The victim also fought back, scratching Roberto’s neck and shoulder and leaving marks that would become photographic evidence of a violent episode he pretended not to recall when a detective later interrogated him about it.
For all his feigned innocence, and false claim that his own drink might have been spiked, Roberto had been desperate not to be in a police interview room once the alarm went up in August, 2018.
The day after police went public, calling for anyone with a Mama Hooch drink-spiking story, Roberto was arrested at the airport trying to fly to Australia. From then on, the news for him and his brother got steadily worse.
When police raided Roberto’s home, they found drugs. And when they checked the brothers’ phones they found a group chat of messages proving they’d often targeted young women who worked for them — or wanted to work for them.
The group chats included screenshots of young women taken from the Mama Hooch security cameras.
Roberto Jaz’s phone included a collection of sex videos in a hidden folder. Some are of unknown women that police have never been able to identify.
Earlier this year, the brothers were convicted of 69 charges between them, including rape, sexual violation, indecent assault, stupefying, disabling, making intimate recordings of women without their knowledge or consent and supplying illicit drugs.
Their younger brother came to court but their father Michael had returned to Australia in 2020. Their mother, whose name is permanently suppressed, is believed to still live close enough to make prison visits.
Roberto Jaz, 38, received 17 years. Danny Jaz, 40, got six months less. Both will have to serve at least half those terms before applying for parole.

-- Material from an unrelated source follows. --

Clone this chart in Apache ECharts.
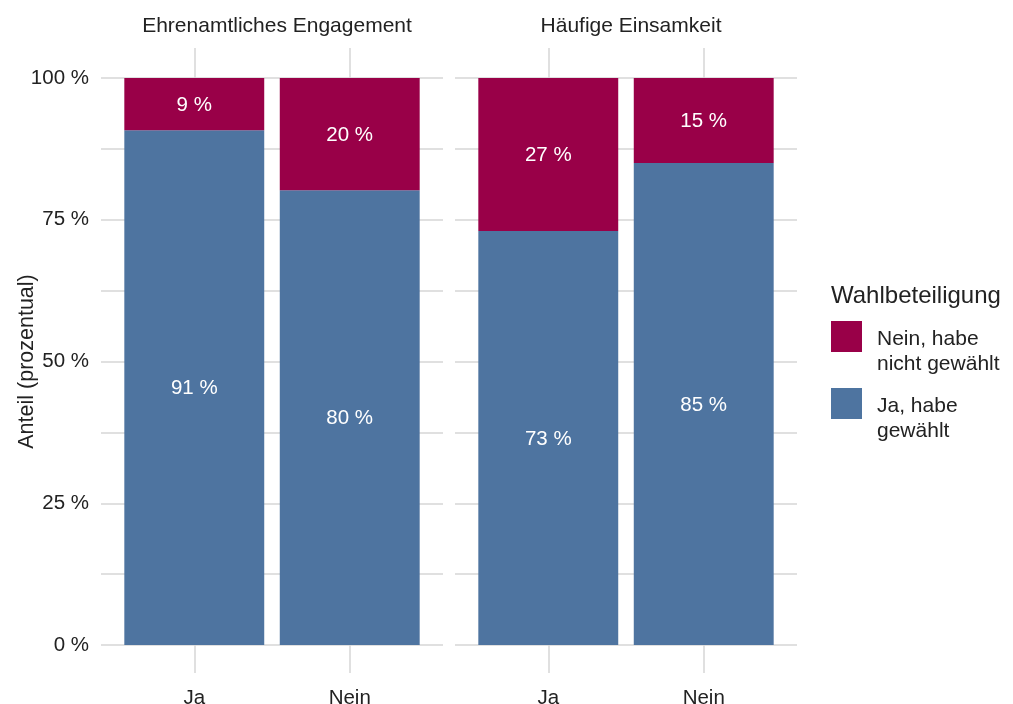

It could be a long nine years.
As soon as the long-term suppression orders were lifted in May, Roberto was attacked in Christchurch Prison. When the pair came to court to be sentenced last month, Danny had a black eye.
Last Monday, authorities confirmed the brothers had been moved from mainstream prison to the Otago Corrections Centre in rural Milton. If they’re lucky, both might survive.
Thousands of words have been reported about the case, which Judge Paul Mabey KC described as the worst of its kind in New Zealand.
But the victim impact statement of Sophie Brown, who waived her right to suppress her name, stands out.
At one point, she turned to Danny Jaz in a crowded court and reminded him of his own young daughter.
“She’ll be 19 one day, and you’ve made sure that she continues to live in a world where women are exploited,” she said.
“Don’t assume you’re anything more than worthless.”